* What you are asked to do *
Your task is to write out the complete listing exactly as it is shown.

* Data section *
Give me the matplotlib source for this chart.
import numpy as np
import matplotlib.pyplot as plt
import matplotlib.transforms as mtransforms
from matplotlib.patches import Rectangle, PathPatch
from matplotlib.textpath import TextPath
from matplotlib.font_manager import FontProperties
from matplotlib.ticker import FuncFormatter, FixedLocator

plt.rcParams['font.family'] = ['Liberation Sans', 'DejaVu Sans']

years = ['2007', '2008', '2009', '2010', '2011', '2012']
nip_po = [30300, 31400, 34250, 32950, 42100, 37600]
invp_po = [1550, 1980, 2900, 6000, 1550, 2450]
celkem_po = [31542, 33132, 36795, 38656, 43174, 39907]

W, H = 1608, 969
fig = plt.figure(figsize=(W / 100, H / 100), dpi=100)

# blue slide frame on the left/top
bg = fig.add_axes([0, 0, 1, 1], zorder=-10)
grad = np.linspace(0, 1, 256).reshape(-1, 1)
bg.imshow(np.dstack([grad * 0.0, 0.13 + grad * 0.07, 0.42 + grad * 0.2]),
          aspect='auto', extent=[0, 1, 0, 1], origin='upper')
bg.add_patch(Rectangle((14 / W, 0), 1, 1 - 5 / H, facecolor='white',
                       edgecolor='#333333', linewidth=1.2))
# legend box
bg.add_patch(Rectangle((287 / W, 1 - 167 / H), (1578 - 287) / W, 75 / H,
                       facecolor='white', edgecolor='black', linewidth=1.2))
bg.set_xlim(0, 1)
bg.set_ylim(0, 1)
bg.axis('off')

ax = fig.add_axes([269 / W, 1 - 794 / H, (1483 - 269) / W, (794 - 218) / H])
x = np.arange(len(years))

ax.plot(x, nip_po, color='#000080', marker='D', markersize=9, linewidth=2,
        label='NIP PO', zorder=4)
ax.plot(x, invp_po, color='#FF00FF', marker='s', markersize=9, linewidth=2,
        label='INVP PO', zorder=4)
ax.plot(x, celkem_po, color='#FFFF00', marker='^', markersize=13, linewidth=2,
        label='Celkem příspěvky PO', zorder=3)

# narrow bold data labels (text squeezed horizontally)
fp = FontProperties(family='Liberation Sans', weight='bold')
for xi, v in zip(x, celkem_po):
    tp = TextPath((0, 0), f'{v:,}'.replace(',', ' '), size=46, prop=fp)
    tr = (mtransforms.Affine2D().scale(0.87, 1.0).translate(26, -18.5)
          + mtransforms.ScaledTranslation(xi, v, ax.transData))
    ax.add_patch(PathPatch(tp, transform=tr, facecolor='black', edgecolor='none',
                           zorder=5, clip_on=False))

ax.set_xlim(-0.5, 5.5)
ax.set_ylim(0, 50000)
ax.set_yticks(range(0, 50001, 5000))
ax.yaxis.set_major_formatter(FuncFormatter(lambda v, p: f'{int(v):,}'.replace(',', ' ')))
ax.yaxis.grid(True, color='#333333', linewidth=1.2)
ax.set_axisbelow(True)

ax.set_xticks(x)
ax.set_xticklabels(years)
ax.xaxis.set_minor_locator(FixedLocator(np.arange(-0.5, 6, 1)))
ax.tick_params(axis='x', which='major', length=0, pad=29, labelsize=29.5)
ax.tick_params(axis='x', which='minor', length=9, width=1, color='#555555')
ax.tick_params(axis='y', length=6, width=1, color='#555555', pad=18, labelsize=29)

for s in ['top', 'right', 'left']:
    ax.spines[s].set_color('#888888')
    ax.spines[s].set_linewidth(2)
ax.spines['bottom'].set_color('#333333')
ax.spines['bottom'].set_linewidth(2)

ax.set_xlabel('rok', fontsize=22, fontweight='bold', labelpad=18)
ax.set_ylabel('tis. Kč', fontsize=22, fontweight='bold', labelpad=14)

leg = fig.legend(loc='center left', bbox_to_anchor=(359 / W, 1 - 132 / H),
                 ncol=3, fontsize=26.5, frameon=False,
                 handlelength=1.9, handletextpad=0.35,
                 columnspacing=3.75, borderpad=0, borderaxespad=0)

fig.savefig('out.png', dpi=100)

* Correct output *
Give me the matplotlib source for this chart.
import numpy as np
import matplotlib.pyplot as plt
import matplotlib.transforms as mtransforms
from matplotlib.patches import Rectangle, PathPatch
from matplotlib.textpath import TextPath
from matplotlib.font_manager import FontProperties
from matplotlib.ticker import FuncFormatter, FixedLocator

plt.rcParams['font.family'] = ['Liberation Sans', 'DejaVu Sans']

years = ['2007', '2008', '2009', '2010', '2011', '2012']
nip_po = [30300, 31400, 34250, 32950, 42100, 37600]
invp_po = [1550, 1980, 2900, 6000, 1550, 2450]
celkem_po = [31542, 33132, 36795, 38656, 43174, 39907]

W, H = 1608, 969
fig = plt.figure(figsize=(W / 100, H / 100), dpi=100)

# blue slide frame on the left/top
bg = fig.add_axes([0, 0, 1, 1], zorder=-10)
grad = np.linspace(0, 1, 256).reshape(-1, 1)
bg.imshow(np.dstack([grad * 0.0, 0.13 + grad * 0.07, 0.42 + grad * 0.2]),
          aspect='auto', extent=[0, 1, 0, 1], origin='upper')
bg.add_patch(Rectangle((14 / W, 0), 1, 1 - 5 / H, facecolor='white',
                       edgecolor='#333333', linewidth=1.2))
# legend box
bg.add_patch(Rectangle((287 / W, 1 - 167 / H), (1578 - 287) / W, 75 / H,
                       facecolor='white', edgecolor='black', linewidth=1.2))
bg.set_xlim(0, 1)
bg.set_ylim(0, 1)
bg.axis('off')

ax = fig.add_axes([269 / W, 1 - 794 / H, (1483 - 269) / W, (794 - 218) / H])
x = np.arange(len(years))

ax.plot(x, nip_po, color='#000080', marker='D', markersize=9, linewidth=2,
        label='NIP PO', zorder=4)
ax.plot(x, invp_po, color='#FF00FF', marker='s', markersize=9, linewidth=2,
        label='INVP PO', zorder=4)
ax.plot(x, celkem_po, color='#FFFF00', marker='^', markersize=13, linewidth=2,
        label='Celkem příspěvky PO', zorder=3)

# narrow bold data labels (text squeezed horizontally)
fp = FontProperties(family='Liberation Sans', weight='bold')
for xi, v in zip(x, celkem_po):
    tp = TextPath((0, 0), f'{v:,}'.replace(',', ' '), size=46, prop=fp)
    tr = (mtransforms.Affine2D().scale(0.87, 1.0).translate(26, -18.5)
          + mtransforms.ScaledTranslation(xi, v, ax.transData))
    ax.add_patch(PathPatch(tp, transform=tr, facecolor='black', edgecolor='none',
                           zorder=5, clip_on=False))

ax.set_xlim(-0.5, 5.5)
ax.set_ylim(0, 50000)
ax.set_yticks(range(0, 50001, 5000))
ax.yaxis.set_major_formatter(FuncFormatter(lambda v, p: f'{int(v):,}'.replace(',', ' ')))
ax.yaxis.grid(True, color='#333333', linewidth=1.2)
ax.set_axisbelow(True)

ax.set_xticks(x)
ax.set_xticklabels(years)
ax.xaxis.set_minor_locator(FixedLocator(np.arange(-0.5, 6, 1)))
ax.tick_params(axis='x', which='major', length=0, pad=29, labelsize=29.5)
ax.tick_params(axis='x', which='minor', length=9, width=1, color='#555555')
ax.tick_params(axis='y', length=6, width=1, color='#555555', pad=18, labelsize=29)

for s in ['top', 'right', 'left']:
    ax.spines[s].set_color('#888888')
    ax.spines[s].set_linewidth(2)
ax.spines['bottom'].set_color('#333333')
ax.spines['bottom'].set_linewidth(2)

ax.set_xlabel('rok', fontsize=22, fontweight='bold', labelpad=18)
ax.set_ylabel('tis. Kč', fontsize=22, fontweight='bold', labelpad=14)

leg = fig.legend(loc='center left', bbox_to_anchor=(359 / W, 1 - 132 / H),
                 ncol=3, fontsize=26.5, frameon=False,
                 handlelength=1.9, handletextpad=0.35,
                 columnspacing=3.75, borderpad=0, borderaxespad=0)

fig.savefig('out.png', dpi=100)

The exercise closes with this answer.